O objetivo de Nasser era claro: insultar o gaúcho deputado pela Guanabara, como é possível constatar nos termos duros: “Acredita…esse pangaré mordido de cascavel verborrágica, esse rebotalho humano que exibe a sua cunhadeza…imagina o senhor Leonel Brizola, o capadócio cunhoso, que um homem de bem não sabe, não pode lhe responder na sua linguagem sem asseio”. E bate de maneira apelativa: “Não tenho medo de você cafajeste inibido, boçal que aprendeu a ler com o minuano na ampla universidade dos ladrões de cavalos. Venha com os seus capangas de fraldas enceradas, ladrões como você, mamadores como você do infeliz tesouro do Rio Grande do Sul…”. E finaliza: “triste é o jornalista que tem o dever, neste prefácio de lama, de enfiar a pena no seu sangue pútrido, na sua carreira putrefata e na sua figura pífia, para cumprir o sagrado papel de revelar à geração atual e à geração futura, que nós não tivemos culpa do senhor existir”.

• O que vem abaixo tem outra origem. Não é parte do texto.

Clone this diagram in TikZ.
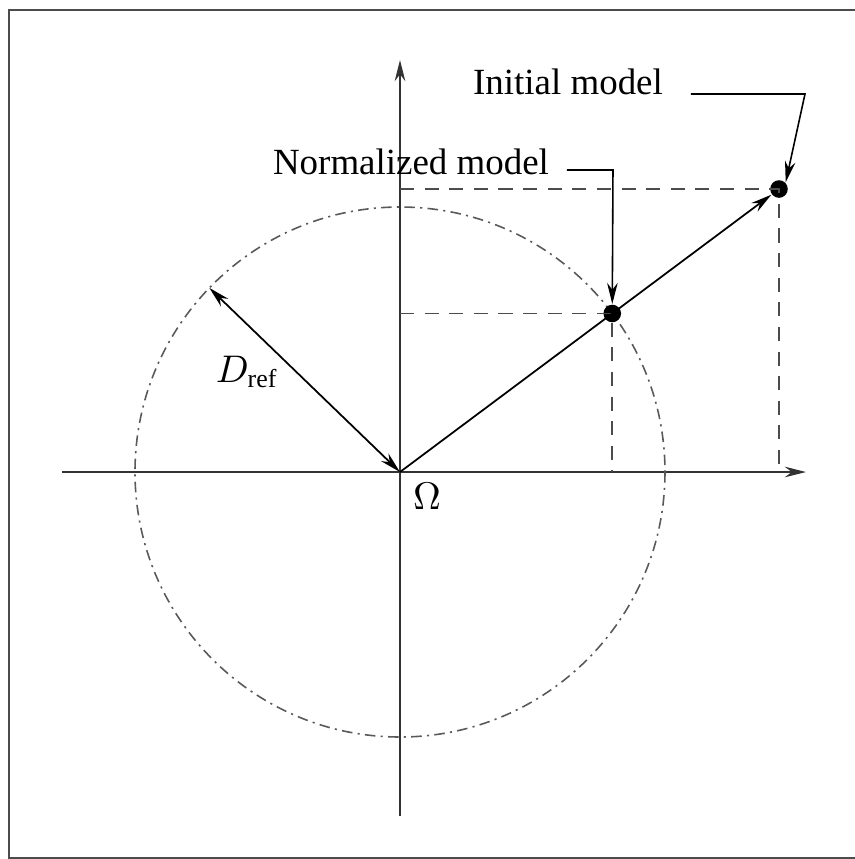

Brizola, diante da virulência do editorial do O Cruzeiro, processou Nasser por injúria, calunia e difamação e meses depois no encontro acima citado, perante testemunhas, nocauteou o jornalista. Não sem antes dar-lhe uma outra lição. Ao perceber o jornalista no balcão de uma companhia aérea, dirigiu até lá e gritou: “Prepara-te para apanhar” e desferiu um soco na lateral da cabeça e outro no queixo de Nasser, o qual caiu grogue. Brizola esbravejou: “Da próxima vez terás que engolir o artigo inteiro”.
O episódio foi publicado por vários jornais, incluindo O Jornal, veículo do Grupo Associados, do qual fazia parte a revista O Cruzeiro.
Sem se dar por vencido, David Nasser voltou à carga e deu sua versão, em janeiro de 1964, na mesma revista, dizendo bater “o teclado desta máquina com a mão que esbofeteou um canalha pela segunda vez. A primeira, quando o retratou moralmente. A segunda, quando respondeu ao ataque traiçoeiro. (…) Se Kennedy, que era Kennedy, não pode evitar a bala de um louco de Dallas – como poderia eu escapar ao coice de um pangaré de Carazinho? São acidentes do trabalho”.
Utilizando a metáfora do pangaré, cavalo considerado sem valor, Nasser desmerece Brizola, atacando suas atitudes e caráter. O texto expressa o estilo do escritor e jornalista, combinando crítica política irônica com uma linguagem poética rica.
Nasser não parou por aí, mas eu, por ora, paro aqui.